Automated texts to cell phones fall under 47 U.S.C. 227(b)(1)(A)(iii), the same provision covering autodialed calls to wireless numbers. [1] There is no text-message exception. There is no utility exception for texts.

For informational texts (payment due in three days, your technician arrives between 2 and 4 p.m., outage in your area restored), you need prior express consent. The customer giving you their mobile number after being told you may send automated service messages is generally enough.

For marketing texts (switch to paperless billing and get a $10 credit, upgrade to the budget-protection plan), you need prior express written consent with every element above.

Time-of-day rules apply to texts. Automated calls and texts to residential numbers may only go out between 8 a.m. and 9 p.m. local time at the called party's location. [4] If you are a utility with customers across time zones, your outbound system has to check local time before sending, not the clock at your operations center.

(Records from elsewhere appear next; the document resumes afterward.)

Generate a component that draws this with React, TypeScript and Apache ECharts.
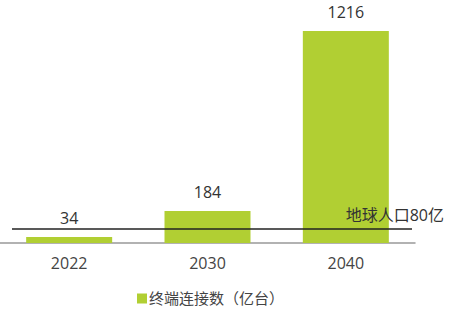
import React, { useEffect, useRef } from "react";
import * as echarts from "echarts";

const categories = ["2022", "2030", "2040"];
const connections = [34, 184, 1216];
const populationLine = 80;
const seriesName = "终端连接数（亿台）";
const lineLabel = "地球人口80亿";

const FONT = "'Open Sans', 'Noto Sans CJK SC', sans-serif";

export default function App() {
  const ref = useRef<HTMLDivElement>(null);
  useEffect(() => {
    if (!ref.current) return;
    const chart = echarts.init(ref.current, null, { renderer: "svg" });
    chart.setOption({
      animation: false,
      textStyle: { fontFamily: FONT },
      grid: { left: 0, right: 40, top: 31, bottom: 70 },
      legend: {
        data: [seriesName],
        left: 132,
        bottom: 2,
        icon: "rect",
        itemWidth: 10,
        itemHeight: 10,
        itemGap: 4,
        textStyle: { fontSize: 15, color: "#444", fontFamily: FONT, padding: [0, 0, 0, -3] },
      },
      xAxis: {
        type: "category",
        data: categories,
        axisLine: { lineStyle: { color: "#999", width: 1.5 } },
        axisTick: { show: false },
        axisLabel: { fontSize: 16, color: "#444", margin: 12, fontFamily: FONT },
      },
      yAxis: {
        type: "value",
        min: 0,
        max: 1216,
        show: false,
        splitLine: { show: false },
      },
      series: [
        {
          name: seriesName,
          type: "bar",
          data: connections,
          barWidth: 86,
          itemStyle: { color: "#b1cf33" },
          label: {
            show: true,
            position: "top",
            distance: 11,
            fontSize: 16,
            color: "#333",
            fontFamily: FONT,
          },
          markLine: {
            silent: true,
            symbol: "none",
            lineStyle: { color: "#222", width: 1.5, type: "solid" },
            label: {
              show: true,
              formatter: lineLabel,
              position: "insideEndTop",
              distance: 6,
              offset: [38, 0],
              fontSize: 16,
              color: "#333",
              fontFamily: FONT,
            },
            data: [[{ x: 12, yAxis: populationLine }, { x: 412, yAxis: populationLine }]],
          },
        },
      ],
    });
    return () => chart.dispose();
  }, []);
  return (
    <div
      ref={ref}
      style={{ position: "fixed", left: 0, top: 0, width: 455, height: 313, background: "#fff" }}
    />
  );
}
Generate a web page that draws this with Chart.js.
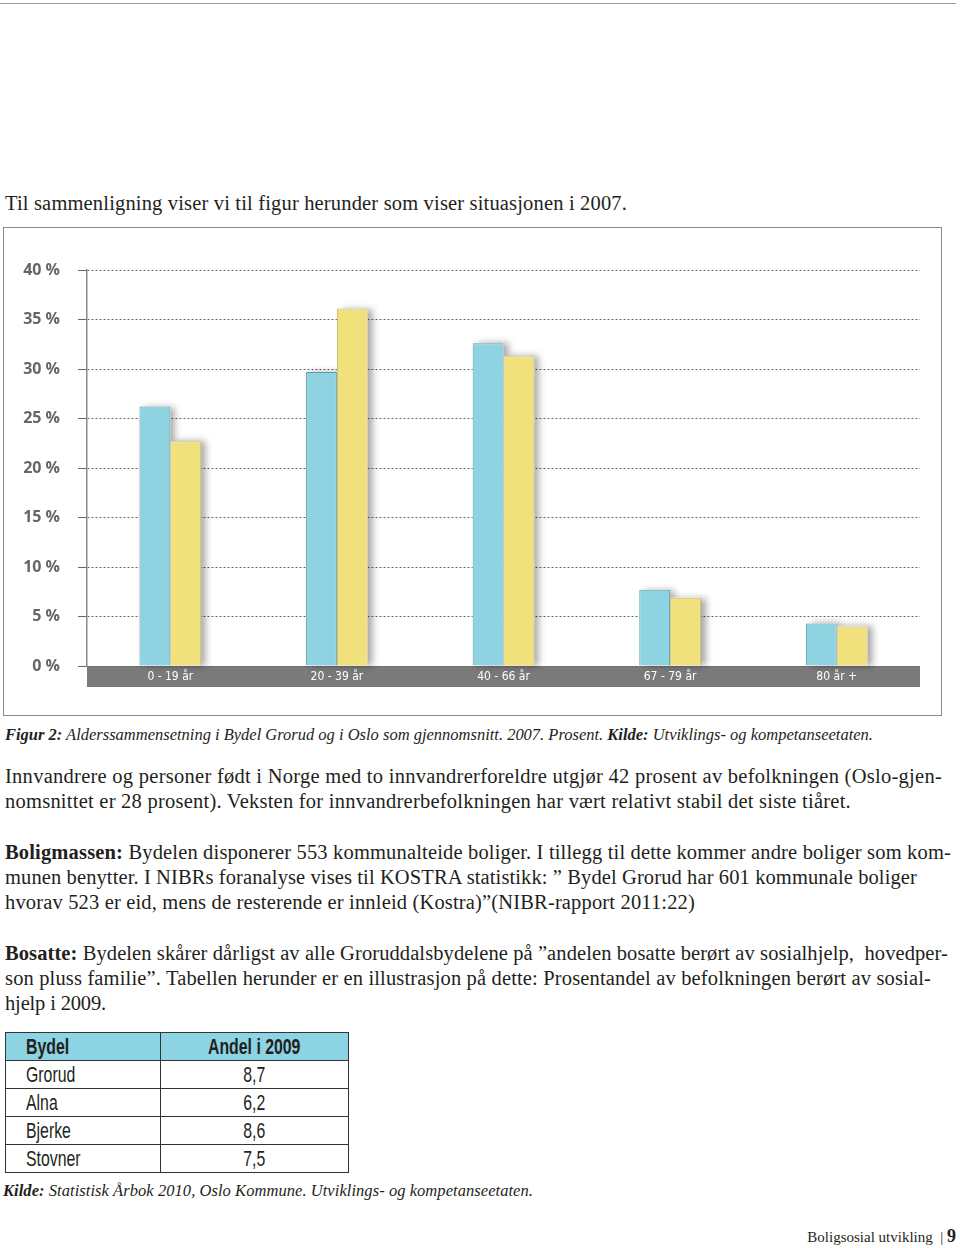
<!DOCTYPE html>
<html>
<head>
<meta charset="utf-8">
<script src="https://cdn.jsdelivr.net/npm/chart.js@4/dist/chart.umd.min.js"></script>
<style>
body { margin: 0; width: 960px; height: 1248px; position: relative; background: #fff; font-family: "Liberation Serif", serif; color: #231f20; }
.abs { position: absolute; }
.rule { left: 0; top: 3px; width: 956px; height: 0; border-top: 1px solid #999; }
.line { white-space: nowrap; line-height: 25px; font-size: 20.5px; }
.cap { white-space: nowrap; line-height: 25px; font-size: 16.5px; font-style: italic; }
#chartBox { left: 3px; top: 227px; width: 939px; height: 489px; border: 1px solid #8a8a8a; box-sizing: border-box; }
table { border-collapse: collapse; font-family: "Liberation Sans", "DejaVu Sans", sans-serif; font-size: 22px; }
td { border: 1px solid #333; height: 27px; padding: 0 0 0 20px; }
td span { display: inline-block; transform: scaleX(0.72); transform-origin: left center; }
td.v { text-align: center; padding: 0; }
td.v span { transform-origin: center center; }
tr.h td { background: #8cd3e3; font-weight: bold; }
</style>
</head>
<body>
<div class="abs rule"></div>
<div class="abs line" style="left:5px; top:191px;"><span class="fit" data-end="627">Til sammenligning viser vi til figur herunder som viser situasjonen i 2007.</span></div>
<div class="abs" id="chartBox"><canvas id="c"></canvas></div>
<div class="abs cap" style="left:5px; top:722px;"><span class="fit" data-end="873"><b>Figur 2:</b> Alderssammensetning i Bydel Grorud og i Oslo som gjennomsnitt. 2007. Prosent. <b>Kilde:</b> Utviklings- og kompetanseetaten.</span></div>
<div class="abs line" style="left:5px; top:764px;"><span class="fit" data-end="942">Innvandrere og personer født i Norge med to innvandrerforeldre utgjør 42 prosent av befolkningen (Oslo-gjen-</span><br><span class="fit" data-end="851">nomsnittet er 28 prosent). Veksten for innvandrerbefolkningen har vært relativt stabil det siste tiåret.</span></div>
<div class="abs line" style="left:5px; top:840px;"><span class="fit" data-end="951"><b>Boligmassen:</b> Bydelen disponerer 553 kommunalteide boliger. I tillegg til dette kommer andre boliger som kom-</span><br><span class="fit" data-end="917">munen benytter. I NIBRs foranalyse vises til KOSTRA statistikk: ” Bydel Grorud har 601 kommunale boliger</span><br><span class="fit" data-end="695">hvorav 523 er eid, mens de resterende er innleid (Kostra)”(NIBR-rapport 2011:22)</span></div>
<div class="abs line" style="left:5px; top:941px;"><span class="fit" data-end="948"><b>Bosatte:</b> Bydelen skårer dårligst av alle Groruddalsbydelene på ”andelen bosatte berørt av sosialhjelp,&nbsp; hovedper-</span><br><span class="fit" data-end="931">son pluss familie”. Tabellen herunder er en illustrasjon på dette: Prosentandel av befolkningen berørt av sosial-</span><br><span class="fit" data-end="106">hjelp i 2009.</span></div>
<table class="abs" id="tbl" style="left:5px; top:1032px; width:344px;"></table>
<div class="abs cap" style="left:3px; top:1178px;"><span class="fit" data-end="533"><b>Kilde:</b> Statistisk Årbok 2010, Oslo Kommune. Utviklings- og kompetanseetaten.</span></div>
<div class="abs" style="right:4px; top:1224px; white-space:nowrap; font-size:15px; line-height:25px;">Boligsosial utvikling &nbsp;| <b style="font-size:18px;">9</b></div>
<script>
var ageGroups = ["0 - 19 år", "20 - 39 år", "40 - 66 år", "67 - 79 år", "80 år +"];
var grorudShare = [26.2, 29.7, 32.6, 7.7, 4.3];
var osloShare = [22.7, 36.1, 31.3, 6.9, 4.0];

var districts = ["Grorud", "Alna", "Bjerke", "Stovner"];
var share2009 = ["8,7", "6,2", "8,6", "7,5"];

// stretch each text line so it ends where the printed line ends
function fitLines() {
    var spans = document.querySelectorAll(".fit");
    for (var i = 0; i < spans.length; i++) {
        var s = spans[i];
        s.style.letterSpacing = "0px";
        var right = s.getBoundingClientRect().right;
        var n = s.textContent.length;
        var ls = (parseFloat(s.getAttribute("data-end")) - right) / n;
        s.style.letterSpacing = ls.toFixed(3) + "px";
    }
}
fitLines();
if (document.fonts && document.fonts.ready) document.fonts.ready.then(fitLines);

// table
var tbl = document.getElementById("tbl");
var html = '<tr class="h"><td style="width:134px;"><span>Bydel</span></td><td class="v"><span>Andel i 2009</span></td></tr>';
for (var i = 0; i < districts.length; i++) {
    html += '<tr><td><span>' + districts[i] + '</span></td><td class="v"><span>' + share2009[i] + '</span></td></tr>';
}
tbl.innerHTML = html;

// soft shadow behind each bar, drawn before the bars themselves
var barShadow = {
    id: "barShadow",
    beforeDatasetsDraw: function (chart) {
        var ctx = chart.ctx;
        ctx.save();
        ctx.shadowColor = "rgba(0,0,0,0.35)";
        ctx.shadowBlur = 7;
        ctx.shadowOffsetX = 5;
        ctx.fillStyle = "#fff";
        chart.data.datasets.forEach(function (ds, di) {
            chart.getDatasetMeta(di).data.forEach(function (bar) {
                var w = bar.width;
                ctx.fillRect(bar.x - w / 2, bar.y, w, bar.base - bar.y);
            });
        });
        ctx.restore();
    }
};

new Chart(document.getElementById("c"), {
    type: "bar",
    data: {
        labels: ageGroups,
        datasets: [
            {
                label: "Bydel Grorud",
                data: grorudShare,
                backgroundColor: "#8dd3e2",
                borderColor: "#5e9cab",
                borderWidth: 1
            },
            {
                label: "Oslo",
                data: osloShare,
                backgroundColor: "#f1e17d",
                borderColor: "#c8b866",
                borderWidth: 1
            }
        ]
    },
    plugins: [barShadow],
    options: {
        responsive: true,
        maintainAspectRatio: false,
        animation: false,
        layout: { padding: { left: 0, right: 21, top: 42, bottom: 28 } },
        datasets: { bar: { categoryPercentage: 0.37, barPercentage: 1 } },
        plugins: {
            legend: { display: false },
            tooltip: { enabled: false }
        },
        scales: {
            x: {
                backgroundColor: "#7a7a7a",
                grid: { display: false, drawTicks: false },
                border: { display: false },
                ticks: {
                    color: "#fff",
                    padding: 4,
                    font: { family: "'Liberation Sans Narrow', 'DejaVu Sans Condensed', sans-serif", size: 12 }
                },
                afterFit: function (s) { s.height = 21; }
            },
            y: {
                min: 0,
                max: 40,
                grid: { color: "#666", lineWidth: 1, tickLength: 9 },
                border: { display: true, color: "#888", width: 1.5, dash: [2, 2] },
                ticks: {
                    stepSize: 5,
                    padding: 18,
                    color: "#666",
                    font: { family: "'Open Sans', sans-serif", size: 16, weight: "bold" },
                    callback: function (v) { return v + " %"; }
                },
                afterFit: function (s) { s.width = 83; }
            }
        }
    }
});
</script>
</body>
</html>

Carriers enforce the CTIA's Messaging Principles and Best Practices. SMS programs need opt-out instructions in every message, or at minimum in the first one, and opt-out requests (STOP, UNSUBSCRIBE, QUIT) have to be honored immediately. [12] Carrier filtering can shut down your entire SMS program if opt-out rates spike, which is a business problem sitting right next to the legal one.

For a broader look at building compliant SMS programs see text message marketing and text messaging marketing.

How do safe harbor and reassigned number protections work for utilities?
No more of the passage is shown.